(Raw records)

* * * * * * *

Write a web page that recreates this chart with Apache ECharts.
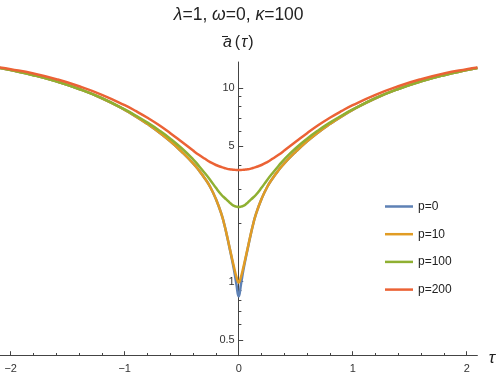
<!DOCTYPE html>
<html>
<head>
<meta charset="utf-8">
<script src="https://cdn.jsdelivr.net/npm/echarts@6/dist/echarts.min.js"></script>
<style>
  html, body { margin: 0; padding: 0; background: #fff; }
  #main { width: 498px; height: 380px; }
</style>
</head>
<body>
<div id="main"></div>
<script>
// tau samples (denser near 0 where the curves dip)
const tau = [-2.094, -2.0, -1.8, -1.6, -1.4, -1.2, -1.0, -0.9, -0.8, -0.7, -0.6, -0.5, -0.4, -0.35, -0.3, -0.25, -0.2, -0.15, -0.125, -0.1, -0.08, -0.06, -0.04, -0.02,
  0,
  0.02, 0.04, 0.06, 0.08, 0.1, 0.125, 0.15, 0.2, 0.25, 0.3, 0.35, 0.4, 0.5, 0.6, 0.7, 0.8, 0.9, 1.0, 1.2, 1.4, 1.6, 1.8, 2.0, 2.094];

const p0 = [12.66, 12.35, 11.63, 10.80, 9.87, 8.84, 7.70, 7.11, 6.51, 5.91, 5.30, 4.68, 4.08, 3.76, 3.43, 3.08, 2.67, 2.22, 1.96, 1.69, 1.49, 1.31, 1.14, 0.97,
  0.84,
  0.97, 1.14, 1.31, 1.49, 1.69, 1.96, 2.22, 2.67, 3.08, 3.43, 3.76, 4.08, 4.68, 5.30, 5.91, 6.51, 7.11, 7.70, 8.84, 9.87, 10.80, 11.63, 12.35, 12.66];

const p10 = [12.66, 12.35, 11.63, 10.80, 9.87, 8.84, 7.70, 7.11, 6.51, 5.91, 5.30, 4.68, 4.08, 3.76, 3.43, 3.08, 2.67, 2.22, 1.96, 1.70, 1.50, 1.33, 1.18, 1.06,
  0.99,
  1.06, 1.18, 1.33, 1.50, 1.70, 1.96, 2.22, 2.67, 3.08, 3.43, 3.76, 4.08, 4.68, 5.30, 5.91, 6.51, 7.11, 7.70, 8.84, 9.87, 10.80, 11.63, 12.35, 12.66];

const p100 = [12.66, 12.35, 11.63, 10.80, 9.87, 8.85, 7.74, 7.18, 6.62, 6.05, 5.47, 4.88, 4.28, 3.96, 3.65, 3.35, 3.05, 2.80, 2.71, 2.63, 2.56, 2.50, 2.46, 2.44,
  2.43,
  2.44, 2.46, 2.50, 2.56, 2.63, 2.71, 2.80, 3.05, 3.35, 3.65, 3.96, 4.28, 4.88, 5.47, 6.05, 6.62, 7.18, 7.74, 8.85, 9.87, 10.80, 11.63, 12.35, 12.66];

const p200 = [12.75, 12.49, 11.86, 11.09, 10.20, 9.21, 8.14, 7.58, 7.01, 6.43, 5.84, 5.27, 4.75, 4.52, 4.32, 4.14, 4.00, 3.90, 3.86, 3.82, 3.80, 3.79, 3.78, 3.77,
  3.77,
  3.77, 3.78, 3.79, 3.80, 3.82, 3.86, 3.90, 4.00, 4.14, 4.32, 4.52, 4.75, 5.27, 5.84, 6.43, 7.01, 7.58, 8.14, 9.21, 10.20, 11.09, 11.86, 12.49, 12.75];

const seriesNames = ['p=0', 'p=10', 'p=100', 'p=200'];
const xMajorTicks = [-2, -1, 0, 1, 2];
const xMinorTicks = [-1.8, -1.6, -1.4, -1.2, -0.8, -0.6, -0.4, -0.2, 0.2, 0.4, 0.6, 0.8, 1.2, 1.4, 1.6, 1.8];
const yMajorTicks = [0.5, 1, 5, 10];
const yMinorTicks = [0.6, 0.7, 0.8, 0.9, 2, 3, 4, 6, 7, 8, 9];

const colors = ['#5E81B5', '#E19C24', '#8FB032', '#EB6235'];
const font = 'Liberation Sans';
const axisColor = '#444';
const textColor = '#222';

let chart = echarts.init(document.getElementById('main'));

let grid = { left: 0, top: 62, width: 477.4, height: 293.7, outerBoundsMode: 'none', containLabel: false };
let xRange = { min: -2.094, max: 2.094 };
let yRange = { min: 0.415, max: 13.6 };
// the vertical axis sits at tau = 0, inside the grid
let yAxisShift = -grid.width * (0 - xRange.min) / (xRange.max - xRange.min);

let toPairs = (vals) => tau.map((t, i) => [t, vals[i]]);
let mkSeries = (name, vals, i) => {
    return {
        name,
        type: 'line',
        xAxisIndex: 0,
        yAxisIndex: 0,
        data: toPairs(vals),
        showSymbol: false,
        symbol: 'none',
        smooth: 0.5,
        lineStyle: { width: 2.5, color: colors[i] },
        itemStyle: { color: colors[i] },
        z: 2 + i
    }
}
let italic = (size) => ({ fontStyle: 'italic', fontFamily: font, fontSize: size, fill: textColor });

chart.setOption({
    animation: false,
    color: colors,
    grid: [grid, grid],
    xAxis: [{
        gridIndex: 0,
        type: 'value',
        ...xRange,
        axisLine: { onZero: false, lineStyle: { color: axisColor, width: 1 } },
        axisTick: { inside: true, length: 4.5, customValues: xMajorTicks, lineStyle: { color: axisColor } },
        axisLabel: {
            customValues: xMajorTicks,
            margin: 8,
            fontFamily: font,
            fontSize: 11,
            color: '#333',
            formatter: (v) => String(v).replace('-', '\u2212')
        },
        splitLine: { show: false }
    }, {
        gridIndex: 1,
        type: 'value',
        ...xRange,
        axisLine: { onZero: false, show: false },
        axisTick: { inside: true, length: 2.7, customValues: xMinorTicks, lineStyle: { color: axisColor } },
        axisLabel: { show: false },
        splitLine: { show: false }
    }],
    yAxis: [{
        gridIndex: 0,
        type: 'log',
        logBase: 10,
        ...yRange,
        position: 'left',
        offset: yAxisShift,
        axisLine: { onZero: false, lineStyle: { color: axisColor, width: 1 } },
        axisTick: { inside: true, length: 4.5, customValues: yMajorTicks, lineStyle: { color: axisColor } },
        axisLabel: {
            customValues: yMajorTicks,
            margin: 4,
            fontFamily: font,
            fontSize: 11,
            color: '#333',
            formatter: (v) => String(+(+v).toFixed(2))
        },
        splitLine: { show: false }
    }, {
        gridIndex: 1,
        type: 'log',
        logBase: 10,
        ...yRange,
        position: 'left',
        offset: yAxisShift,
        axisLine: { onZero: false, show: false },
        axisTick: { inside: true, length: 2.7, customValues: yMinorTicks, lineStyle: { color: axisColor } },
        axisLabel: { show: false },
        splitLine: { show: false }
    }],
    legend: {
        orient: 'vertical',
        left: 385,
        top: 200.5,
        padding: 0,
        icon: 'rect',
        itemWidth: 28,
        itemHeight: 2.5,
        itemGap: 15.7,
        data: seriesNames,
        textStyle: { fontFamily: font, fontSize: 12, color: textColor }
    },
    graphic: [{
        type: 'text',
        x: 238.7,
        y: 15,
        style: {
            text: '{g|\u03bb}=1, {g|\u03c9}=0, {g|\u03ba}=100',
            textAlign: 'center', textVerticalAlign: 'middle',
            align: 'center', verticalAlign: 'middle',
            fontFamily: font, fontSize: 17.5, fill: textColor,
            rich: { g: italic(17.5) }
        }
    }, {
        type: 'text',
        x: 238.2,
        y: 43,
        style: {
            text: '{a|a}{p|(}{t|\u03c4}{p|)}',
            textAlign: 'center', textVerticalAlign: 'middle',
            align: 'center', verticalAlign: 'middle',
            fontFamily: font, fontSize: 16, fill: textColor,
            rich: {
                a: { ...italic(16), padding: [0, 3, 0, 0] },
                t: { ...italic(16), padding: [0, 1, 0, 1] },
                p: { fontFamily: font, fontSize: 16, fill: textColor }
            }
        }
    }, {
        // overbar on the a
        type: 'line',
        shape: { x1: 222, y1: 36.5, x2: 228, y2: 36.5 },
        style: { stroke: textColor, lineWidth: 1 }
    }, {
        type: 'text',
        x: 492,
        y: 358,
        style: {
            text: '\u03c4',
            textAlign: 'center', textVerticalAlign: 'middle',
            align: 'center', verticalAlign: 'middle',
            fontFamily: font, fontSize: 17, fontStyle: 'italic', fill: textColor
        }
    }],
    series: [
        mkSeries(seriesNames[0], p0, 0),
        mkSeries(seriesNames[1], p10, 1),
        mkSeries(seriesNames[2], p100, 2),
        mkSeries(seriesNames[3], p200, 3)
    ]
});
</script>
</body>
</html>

* * * * * * *

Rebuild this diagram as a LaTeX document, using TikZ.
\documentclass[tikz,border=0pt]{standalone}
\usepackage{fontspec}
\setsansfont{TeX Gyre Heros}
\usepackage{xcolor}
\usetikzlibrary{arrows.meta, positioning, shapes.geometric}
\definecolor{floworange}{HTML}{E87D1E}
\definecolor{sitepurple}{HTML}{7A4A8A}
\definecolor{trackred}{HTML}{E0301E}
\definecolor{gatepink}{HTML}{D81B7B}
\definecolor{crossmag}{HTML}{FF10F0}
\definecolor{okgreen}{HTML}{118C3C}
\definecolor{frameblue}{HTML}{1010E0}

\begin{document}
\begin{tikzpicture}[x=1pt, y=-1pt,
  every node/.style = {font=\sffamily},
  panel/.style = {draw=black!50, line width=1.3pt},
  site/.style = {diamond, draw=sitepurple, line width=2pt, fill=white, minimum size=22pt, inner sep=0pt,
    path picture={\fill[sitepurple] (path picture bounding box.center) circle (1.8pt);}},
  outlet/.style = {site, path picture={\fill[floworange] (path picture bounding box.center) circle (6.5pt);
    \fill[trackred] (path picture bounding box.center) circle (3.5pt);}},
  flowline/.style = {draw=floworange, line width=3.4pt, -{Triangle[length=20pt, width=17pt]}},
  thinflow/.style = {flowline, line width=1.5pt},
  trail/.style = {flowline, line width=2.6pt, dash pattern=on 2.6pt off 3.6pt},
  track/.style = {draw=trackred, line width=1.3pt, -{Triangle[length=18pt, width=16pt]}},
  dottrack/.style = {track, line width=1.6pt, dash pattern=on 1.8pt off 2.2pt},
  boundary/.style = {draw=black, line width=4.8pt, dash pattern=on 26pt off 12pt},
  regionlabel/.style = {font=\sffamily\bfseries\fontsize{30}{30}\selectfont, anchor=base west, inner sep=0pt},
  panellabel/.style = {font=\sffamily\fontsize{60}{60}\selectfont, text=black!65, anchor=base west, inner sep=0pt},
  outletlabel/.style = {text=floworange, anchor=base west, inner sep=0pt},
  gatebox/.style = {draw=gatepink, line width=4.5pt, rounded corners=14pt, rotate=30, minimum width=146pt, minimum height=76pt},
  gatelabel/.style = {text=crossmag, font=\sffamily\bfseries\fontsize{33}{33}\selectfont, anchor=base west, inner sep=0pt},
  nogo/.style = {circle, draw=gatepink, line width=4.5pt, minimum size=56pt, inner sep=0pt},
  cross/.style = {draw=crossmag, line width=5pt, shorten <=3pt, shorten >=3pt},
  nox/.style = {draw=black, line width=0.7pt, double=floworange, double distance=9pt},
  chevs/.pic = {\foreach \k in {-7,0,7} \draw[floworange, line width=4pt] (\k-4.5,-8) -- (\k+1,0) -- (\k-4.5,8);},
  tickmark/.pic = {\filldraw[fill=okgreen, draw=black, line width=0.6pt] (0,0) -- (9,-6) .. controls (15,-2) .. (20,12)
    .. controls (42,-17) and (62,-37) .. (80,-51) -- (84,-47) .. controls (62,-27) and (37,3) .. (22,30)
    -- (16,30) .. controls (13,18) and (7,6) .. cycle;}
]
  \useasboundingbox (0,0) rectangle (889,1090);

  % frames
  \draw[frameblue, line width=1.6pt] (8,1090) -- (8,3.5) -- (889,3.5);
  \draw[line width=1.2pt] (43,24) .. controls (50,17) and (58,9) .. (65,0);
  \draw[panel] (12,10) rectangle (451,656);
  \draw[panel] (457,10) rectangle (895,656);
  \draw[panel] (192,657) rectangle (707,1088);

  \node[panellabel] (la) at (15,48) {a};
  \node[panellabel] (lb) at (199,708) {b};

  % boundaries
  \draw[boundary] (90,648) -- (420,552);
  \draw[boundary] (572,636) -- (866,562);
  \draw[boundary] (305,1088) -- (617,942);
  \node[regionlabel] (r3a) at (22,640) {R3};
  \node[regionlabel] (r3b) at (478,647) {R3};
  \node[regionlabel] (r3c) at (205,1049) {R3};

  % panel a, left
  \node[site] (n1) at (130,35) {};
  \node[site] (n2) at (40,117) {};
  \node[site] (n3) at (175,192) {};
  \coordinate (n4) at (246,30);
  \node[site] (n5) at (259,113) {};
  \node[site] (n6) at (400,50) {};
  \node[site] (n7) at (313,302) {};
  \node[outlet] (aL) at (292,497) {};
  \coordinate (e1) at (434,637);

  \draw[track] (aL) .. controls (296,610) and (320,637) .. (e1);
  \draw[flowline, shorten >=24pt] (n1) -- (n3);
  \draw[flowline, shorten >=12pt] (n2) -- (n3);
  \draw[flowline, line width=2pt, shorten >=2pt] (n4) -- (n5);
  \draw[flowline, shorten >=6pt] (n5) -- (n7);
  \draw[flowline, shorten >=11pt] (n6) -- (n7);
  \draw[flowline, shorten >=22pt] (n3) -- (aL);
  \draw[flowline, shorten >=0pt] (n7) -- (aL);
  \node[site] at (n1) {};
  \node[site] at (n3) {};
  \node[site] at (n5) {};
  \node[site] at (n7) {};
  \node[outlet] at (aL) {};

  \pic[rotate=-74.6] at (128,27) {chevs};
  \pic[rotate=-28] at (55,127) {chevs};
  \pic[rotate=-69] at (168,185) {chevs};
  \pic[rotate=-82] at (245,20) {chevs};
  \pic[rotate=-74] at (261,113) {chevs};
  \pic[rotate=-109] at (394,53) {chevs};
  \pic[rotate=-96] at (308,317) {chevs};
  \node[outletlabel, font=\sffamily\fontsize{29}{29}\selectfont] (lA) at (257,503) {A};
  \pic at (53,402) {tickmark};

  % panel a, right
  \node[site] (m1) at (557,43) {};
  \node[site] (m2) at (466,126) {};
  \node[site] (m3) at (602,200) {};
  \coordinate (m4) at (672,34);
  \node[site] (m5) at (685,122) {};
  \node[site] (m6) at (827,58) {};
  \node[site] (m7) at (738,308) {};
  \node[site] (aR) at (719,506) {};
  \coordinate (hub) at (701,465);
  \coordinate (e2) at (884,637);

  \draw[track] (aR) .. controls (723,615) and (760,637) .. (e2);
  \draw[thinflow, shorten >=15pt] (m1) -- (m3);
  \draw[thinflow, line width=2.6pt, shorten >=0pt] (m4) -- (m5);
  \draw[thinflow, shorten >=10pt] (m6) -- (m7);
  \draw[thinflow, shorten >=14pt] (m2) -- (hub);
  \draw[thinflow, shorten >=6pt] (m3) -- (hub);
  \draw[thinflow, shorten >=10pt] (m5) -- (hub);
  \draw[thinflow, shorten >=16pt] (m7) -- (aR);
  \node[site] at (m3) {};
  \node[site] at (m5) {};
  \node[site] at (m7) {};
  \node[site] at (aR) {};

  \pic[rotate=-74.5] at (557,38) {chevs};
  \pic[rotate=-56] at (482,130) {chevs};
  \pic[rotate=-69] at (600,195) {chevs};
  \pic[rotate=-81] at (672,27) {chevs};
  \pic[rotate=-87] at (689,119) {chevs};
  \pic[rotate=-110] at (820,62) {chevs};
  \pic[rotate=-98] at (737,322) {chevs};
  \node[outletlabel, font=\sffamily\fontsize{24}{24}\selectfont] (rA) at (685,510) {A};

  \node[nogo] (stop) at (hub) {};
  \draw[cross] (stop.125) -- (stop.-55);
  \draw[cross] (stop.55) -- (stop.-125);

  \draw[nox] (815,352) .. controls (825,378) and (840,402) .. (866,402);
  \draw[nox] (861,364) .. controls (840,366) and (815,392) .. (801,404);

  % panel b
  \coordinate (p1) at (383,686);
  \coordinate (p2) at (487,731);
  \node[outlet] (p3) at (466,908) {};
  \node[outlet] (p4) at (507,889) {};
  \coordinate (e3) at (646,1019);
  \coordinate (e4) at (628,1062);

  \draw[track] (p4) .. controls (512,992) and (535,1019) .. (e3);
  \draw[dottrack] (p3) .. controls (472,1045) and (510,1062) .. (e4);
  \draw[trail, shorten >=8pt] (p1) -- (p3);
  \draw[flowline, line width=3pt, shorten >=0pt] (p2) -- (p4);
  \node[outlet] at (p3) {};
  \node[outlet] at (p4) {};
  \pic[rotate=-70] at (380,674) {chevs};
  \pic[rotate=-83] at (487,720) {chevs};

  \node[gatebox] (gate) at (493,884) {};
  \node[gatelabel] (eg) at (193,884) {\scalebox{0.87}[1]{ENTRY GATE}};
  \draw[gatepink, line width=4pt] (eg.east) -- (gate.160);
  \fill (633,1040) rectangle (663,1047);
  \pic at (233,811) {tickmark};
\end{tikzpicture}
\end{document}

* * * * * * *

Among the entries above, take the lines from the one with "Write a web" through the one with "8.85, 9.87, 10.80, 11.63, 12.35, 12.66];" and retype them exactly, leaving out the pictures.

§ Solved exercise
Write a web page that recreates this chart with Apache ECharts.
<!DOCTYPE html>
<html>
<head>
<meta charset="utf-8">
<script src="https://cdn.jsdelivr.net/npm/echarts@6/dist/echarts.min.js"></script>
<style>
  html, body { margin: 0; padding: 0; background: #fff; }
  #main { width: 498px; height: 380px; }
</style>
</head>
<body>
<div id="main"></div>
<script>
// tau samples (denser near 0 where the curves dip)
const tau = [-2.094, -2.0, -1.8, -1.6, -1.4, -1.2, -1.0, -0.9, -0.8, -0.7, -0.6, -0.5, -0.4, -0.35, -0.3, -0.25, -0.2, -0.15, -0.125, -0.1, -0.08, -0.06, -0.04, -0.02,
  0,
  0.02, 0.04, 0.06, 0.08, 0.1, 0.125, 0.15, 0.2, 0.25, 0.3, 0.35, 0.4, 0.5, 0.6, 0.7, 0.8, 0.9, 1.0, 1.2, 1.4, 1.6, 1.8, 2.0, 2.094];

const p0 = [12.66, 12.35, 11.63, 10.80, 9.87, 8.84, 7.70, 7.11, 6.51, 5.91, 5.30, 4.68, 4.08, 3.76, 3.43, 3.08, 2.67, 2.22, 1.96, 1.69, 1.49, 1.31, 1.14, 0.97,
  0.84,
  0.97, 1.14, 1.31, 1.49, 1.69, 1.96, 2.22, 2.67, 3.08, 3.43, 3.76, 4.08, 4.68, 5.30, 5.91, 6.51, 7.11, 7.70, 8.84, 9.87, 10.80, 11.63, 12.35, 12.66];

const p10 = [12.66, 12.35, 11.63, 10.80, 9.87, 8.84, 7.70, 7.11, 6.51, 5.91, 5.30, 4.68, 4.08, 3.76, 3.43, 3.08, 2.67, 2.22, 1.96, 1.70, 1.50, 1.33, 1.18, 1.06,
  0.99,
  1.06, 1.18, 1.33, 1.50, 1.70, 1.96, 2.22, 2.67, 3.08, 3.43, 3.76, 4.08, 4.68, 5.30, 5.91, 6.51, 7.11, 7.70, 8.84, 9.87, 10.80, 11.63, 12.35, 12.66];

const p100 = [12.66, 12.35, 11.63, 10.80, 9.87, 8.85, 7.74, 7.18, 6.62, 6.05, 5.47, 4.88, 4.28, 3.96, 3.65, 3.35, 3.05, 2.80, 2.71, 2.63, 2.56, 2.50, 2.46, 2.44,
  2.43,
  2.44, 2.46, 2.50, 2.56, 2.63, 2.71, 2.80, 3.05, 3.35, 3.65, 3.96, 4.28, 4.88, 5.47, 6.05, 6.62, 7.18, 7.74, 8.85, 9.87, 10.80, 11.63, 12.35, 12.66];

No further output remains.